Single by Dierks Bentley

from the album Feel That Fire
- Released: July 27, 2009
- Recorded: 2009
- Genre: Country
- Length: 3:59
- Label: Capitol Nashville
- Songwriters: Brett Beavers; Dierks Bentley;
- Producers: Brett Beavers; Dierks Bentley;

Dierks Bentley singles chronology
| "Sideways" (2009) | "I Wanna Make You Close Your Eyes" (2009) | "Up on the Ridge" (2010) |

= I Wanna Make You Close Your Eyes =

"I Wanna Make You Close Your Eyes" is a song co-written and recorded by American country music artist Dierks Bentley. It was released in July 2009 as the third and final single from his 2009 album Feel That Fire. Bentley wrote the song with Brett Beavers.

==Content==
This song is a country ballad, in which the song's male narrator tells his lover that he "want[s] to make [her] close [her] eyes" (i.e., he wants to feel sexual arousal to the point that she closes her eyes to savor it).
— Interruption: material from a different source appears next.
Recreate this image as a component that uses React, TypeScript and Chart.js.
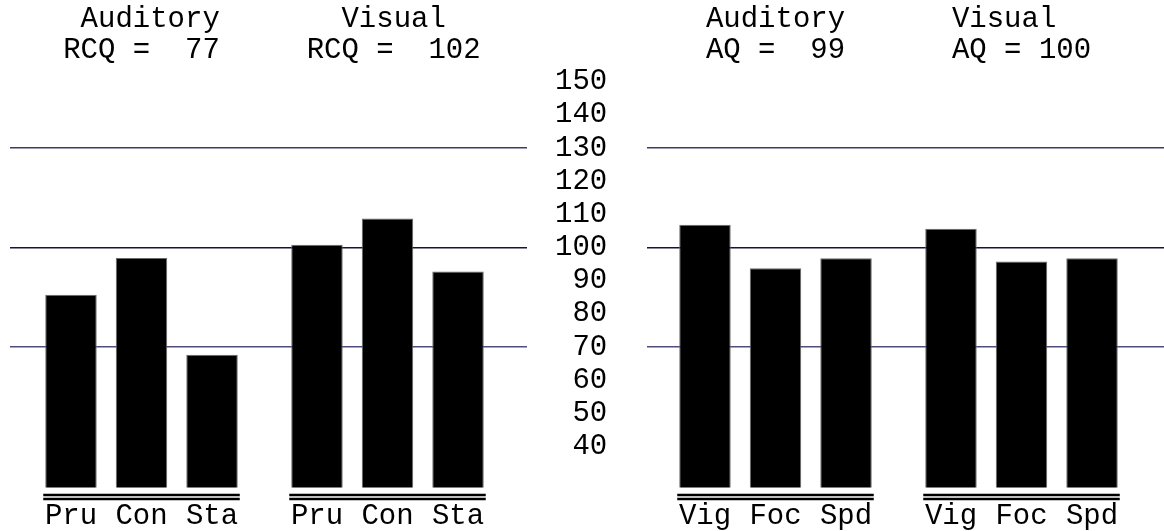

Bentley said of the song, "One of the best compliments I can get is when a guy comes up to me and says that one of my songs helped him out at home...maybe helped him smooth something over with his girlfriend or wife. That's the goal with this one."

==Critical reception==
Andrew Lacy of Engine 145 gave the song a "thumbs down" rating, criticizing it for "being boring and forgettable." He also went on to say that “[h]ere, [Bentley] sound[ed] as though co-producer Brett Beavers pulled him out of bed early in the morning, put a microphone in front of him, and told him to make it quick because Luke Bryan need[ed] to use the studio in 20 minutes."

==Music video==
The music video was directed by Chris Hicky and premiered in late 2009.

==Chart performance==
"I Wanna Make You Close Your Eyes" debuted at number 91 on the Billboard Hot 100 and peaked at number 52. On the week of January 26, 2010, it peaked at number 2 on the country chart, making it the first single from this album to miss the top spot.

| Chart (2009–2010) | Peak position |
|---|---|
| Canada Hot 100 (Billboard) | 92 |
| Canada Country (Billboard) | 12 |
| US Billboard Hot 100 | 52 |
| US Hot Country Songs (Billboard) | 2 |

===Year-end charts===

| Chart (2010) | Position |
|---|---|
| US Country Songs (Billboard) | 44 |

== Certifications ==

| Region | Certification | Certified units/sales |
| United States (RIAA) | Gold | 500,000^{‡} |
^{‡} Sales+streaming figures based on certification alone.